Timeless indicator: Stock bull run not over yet

With stocks hitting new highs on a regular basis, investor sentiment fairly high, corporate profits at record levels, and the month we’re all supposed to sell before going away (May) just behind us, it’s tempting to think the stock market is riding for a fall.

But one timeless technical indicator is telling us just the opposite. It says stocks are going higher, and the economy will be fine.

I’m talking about the Dow Theory shipping stock indicator.

Dow Theory, a kind of technical analysis, was culled from the market columns of journalist Charles Dow (1851-1902), who was the founder and first editor of the Wall Street Journal. Dow Theory is basically a boiled down version of all his market columns.

One of the six principles of Dow Theory is pretty simple. It starts with two basic assumptions: 1) manufacturers have to ship their goods, and 2) stocks are often a leading indicator of earnings and economic trends.

Thus when the transport and shipping stocks are hitting new highs and leading manufacturing stocks, it’s a bullish signal that the economy is improving.
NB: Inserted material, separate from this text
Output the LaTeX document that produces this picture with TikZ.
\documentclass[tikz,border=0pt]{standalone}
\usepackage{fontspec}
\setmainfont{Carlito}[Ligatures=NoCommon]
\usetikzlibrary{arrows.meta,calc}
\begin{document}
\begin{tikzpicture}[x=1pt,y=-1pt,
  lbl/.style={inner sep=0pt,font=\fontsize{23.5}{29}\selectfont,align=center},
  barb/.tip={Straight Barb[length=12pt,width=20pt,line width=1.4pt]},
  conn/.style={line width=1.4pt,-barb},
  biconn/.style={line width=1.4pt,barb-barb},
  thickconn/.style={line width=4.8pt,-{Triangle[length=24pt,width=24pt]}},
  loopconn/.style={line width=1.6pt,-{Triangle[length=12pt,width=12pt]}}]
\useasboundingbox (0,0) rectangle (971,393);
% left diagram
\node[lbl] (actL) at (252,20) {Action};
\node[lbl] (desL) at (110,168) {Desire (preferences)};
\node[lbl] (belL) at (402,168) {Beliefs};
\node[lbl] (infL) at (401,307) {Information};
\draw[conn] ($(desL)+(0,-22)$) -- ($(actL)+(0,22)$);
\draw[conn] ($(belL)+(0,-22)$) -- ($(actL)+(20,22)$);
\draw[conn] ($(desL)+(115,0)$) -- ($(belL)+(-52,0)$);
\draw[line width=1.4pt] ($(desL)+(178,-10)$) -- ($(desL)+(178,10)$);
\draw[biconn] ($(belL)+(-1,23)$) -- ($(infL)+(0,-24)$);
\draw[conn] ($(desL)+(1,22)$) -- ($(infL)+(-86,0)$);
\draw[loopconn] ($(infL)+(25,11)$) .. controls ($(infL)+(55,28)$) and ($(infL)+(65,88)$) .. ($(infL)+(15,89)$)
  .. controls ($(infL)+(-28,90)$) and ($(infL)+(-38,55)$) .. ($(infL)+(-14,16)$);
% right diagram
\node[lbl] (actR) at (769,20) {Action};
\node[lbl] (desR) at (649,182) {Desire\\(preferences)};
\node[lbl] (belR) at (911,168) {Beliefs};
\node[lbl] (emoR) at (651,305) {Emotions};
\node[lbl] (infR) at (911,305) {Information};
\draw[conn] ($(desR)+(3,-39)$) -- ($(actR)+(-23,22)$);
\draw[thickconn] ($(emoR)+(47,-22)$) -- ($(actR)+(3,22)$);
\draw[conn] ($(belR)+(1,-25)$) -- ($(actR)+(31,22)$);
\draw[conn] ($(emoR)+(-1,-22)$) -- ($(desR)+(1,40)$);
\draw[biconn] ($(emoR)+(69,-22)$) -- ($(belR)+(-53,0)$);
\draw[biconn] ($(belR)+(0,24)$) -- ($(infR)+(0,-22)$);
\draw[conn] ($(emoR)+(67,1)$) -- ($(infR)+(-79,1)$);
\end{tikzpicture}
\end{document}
Dow theory also holds that it’s bullish for both the economy and stocks when the transports and manufacturing stocks confirm each other in concurrent up trends.

That’s exactly what we have now.

“The S&P 500 Transportation stock price index is up 9.9% year to date to a new record high, outpacing the 4.1% increase in the S&P 500,” points out Ed Yardeni, an economist and strategist with Yardeni research.

For a chart, click here.

Truckers are up 17.6%, railroads are up 10.5% and airlines are up 43.5%, while air freight and logistics stocks are off slightly.
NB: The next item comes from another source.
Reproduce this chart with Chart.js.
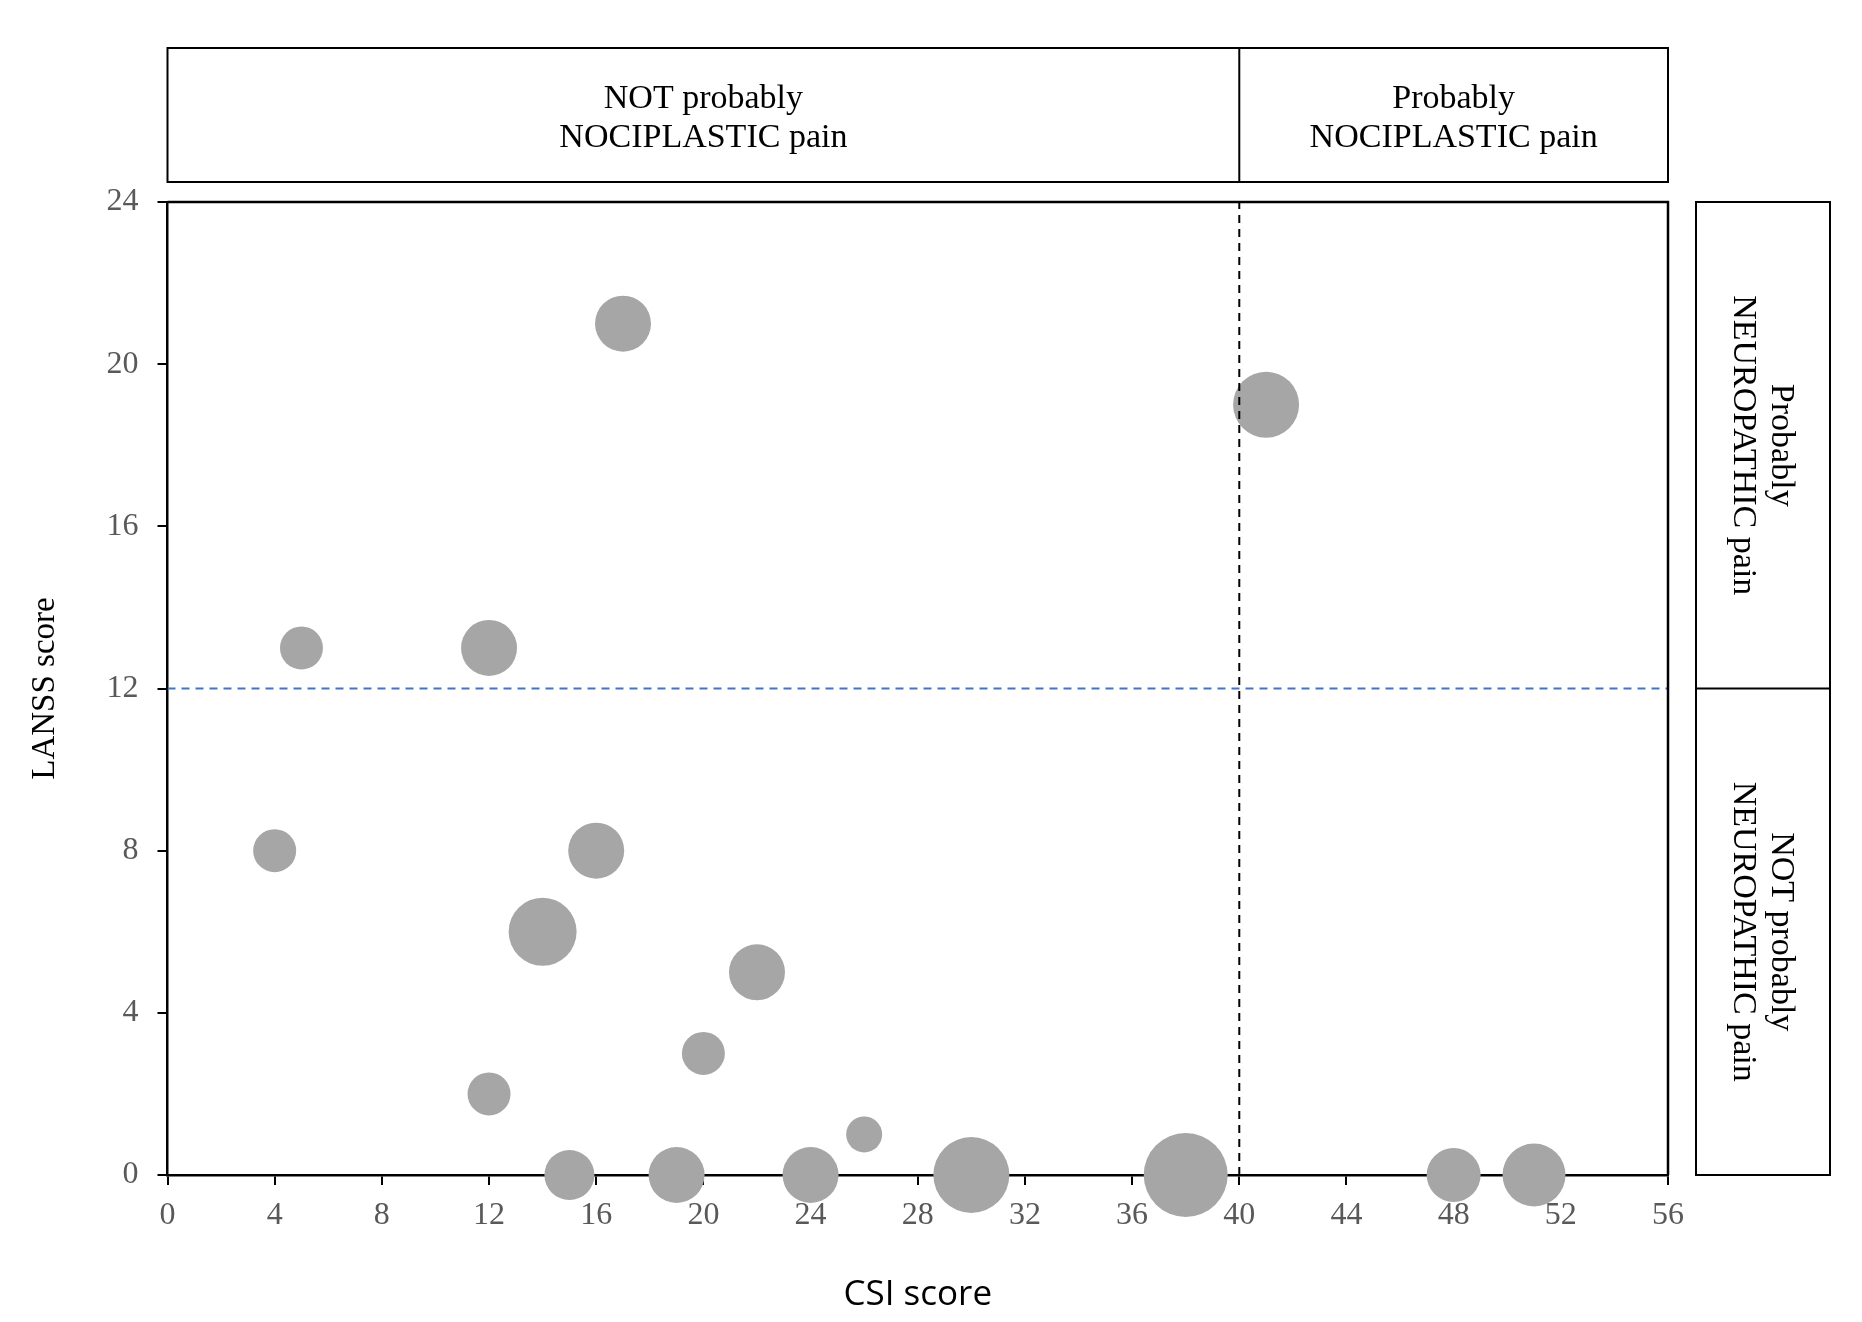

And you see the same with the Dow indices. The Dow Jones Industrial Transportation average is up 9.5% so far this year, and the Dow Jones Industrial average is up over 1%, both at new highs for the year. For a chart, click here.

“This is a bullish development according to Dow Theory, which posits that as the Dow Jones Industrial Transport Average goes, so go the economy and the Dow Jones Industrial Average.
This suggests that the US economy is growing at a solid pace,” says Yardeni.
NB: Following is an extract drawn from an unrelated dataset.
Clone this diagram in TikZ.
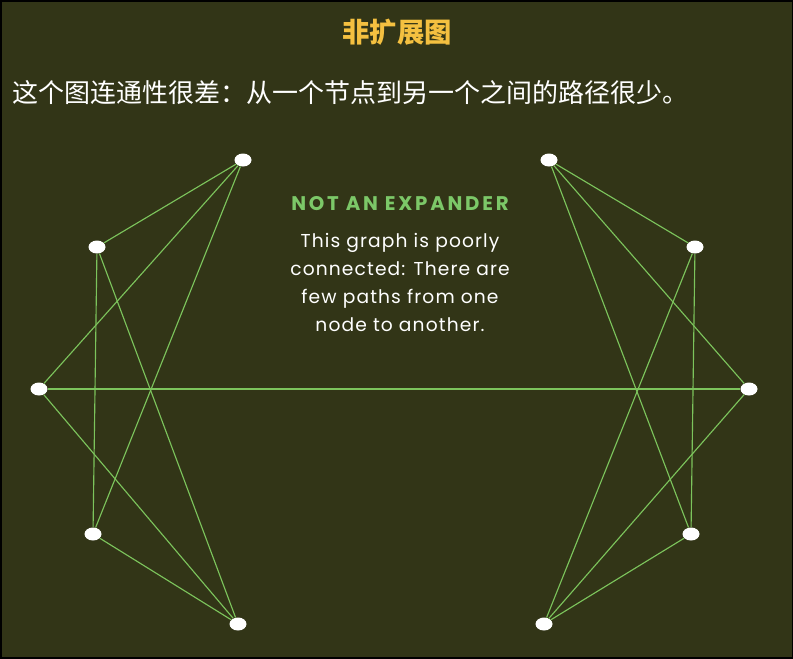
\documentclass[tikz,border=0pt]{standalone}
\usepackage{fontspec}
\setmainfont{Poppins}
\newfontfamily\cjk{Noto Sans CJK SC}
\usetikzlibrary{shapes.geometric}
\definecolor{bgc}{RGB}{50,53,23}
\definecolor{edgec}{RGB}{124,196,92}
\definecolor{titlec}{RGB}{244,192,64}
\definecolor{headc}{RGB}{124,200,104}
\tikzset{
  vtx/.style={ellipse, fill=white, draw=none, minimum width=12.75pt, minimum height=9.75pt, inner sep=0pt},
  lnk/.style={draw=edgec, line width=0.85pt},
}
\begin{document}
\begin{tikzpicture}[x=0.75pt, y=-0.75pt]
\useasboundingbox (0,0) rectangle (793,658);
\fill[bgc] (0,0) rectangle (793,658);
\draw[black, line width=1.5pt] (0.5,0.5) rectangle (792.5,657.5);
% texts
\node (title) at (397,32) {\cjk\bfseries\fontsize{20.5pt}{22pt}\selectfont\color{titlec}非扩展图};
\node[anchor=west] (sub) at (8,93) {\cjk\fontsize{19.5pt}{22pt}\selectfont\color{white}这个图连通性很差：从一个节点到另一个之间的路径很少。};
\node (head) at (400,204) {\bfseries\fontsize{14.8pt}{16pt}\selectfont\addfontfeatures{LetterSpace=14}\color{headc}NOT AN EXPANDER};
\node[align=center, text=white, font=\fontsize{14pt}{21pt}\selectfont\addfontfeatures{LetterSpace=6}] (body) at (400,282) {This graph is poorly\\connected: There are\\few paths from one\\node to another.};
% nodes
\node[vtx] (a) at (243,160) {};
\node[vtx] (b) at (97,247) {};
\node[vtx] (c) at (39,389) {};
\node[vtx] (d) at (93,534) {};
\node[vtx] (e) at (238,624) {};
\node[vtx] (f) at (549,160) {};
\node[vtx] (g) at (695,247) {};
\node[vtx] (h) at (749,389) {};
\node[vtx] (i) at (691,534) {};
\node[vtx] (j) at (544,624) {};
% edges
\draw[lnk] (a) -- (b);
\draw[lnk] (a) -- (c);
\draw[lnk] (a) -- (d);
\draw[lnk] (b) -- (d);
\draw[lnk] (b) -- (e);
\draw[lnk] (c) -- (e);
\draw[lnk] (d) -- (e);
\draw[lnk] (c) -- (h);
\draw[lnk] (f) -- (g);
\draw[lnk] (f) -- (h);
\draw[lnk] (f) -- (i);
\draw[lnk] (g) -- (i);
\draw[lnk] (g) -- (j);
\draw[lnk] (h) -- (j);
\draw[lnk] (i) -- (j);
\end{tikzpicture}
\end{document}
For stock investors, one thing that worries me a bit is that investor sentiment is starting to creep up again. We did have a 5% correction four months ago, and we had 5%-6% corrections last fall and summer, all of which tempered enthusiasm a bit.

But the Investors Intelligence Bull/Bear Ratio, which is based on surveys of market pros for their outlooks, is now above three. That is a red flag zone for me, though levels above three by no means on their own suggest a correction is at hand. Meanwhile bullish sentiment just hit its highest level for the year, when it rose above 58%.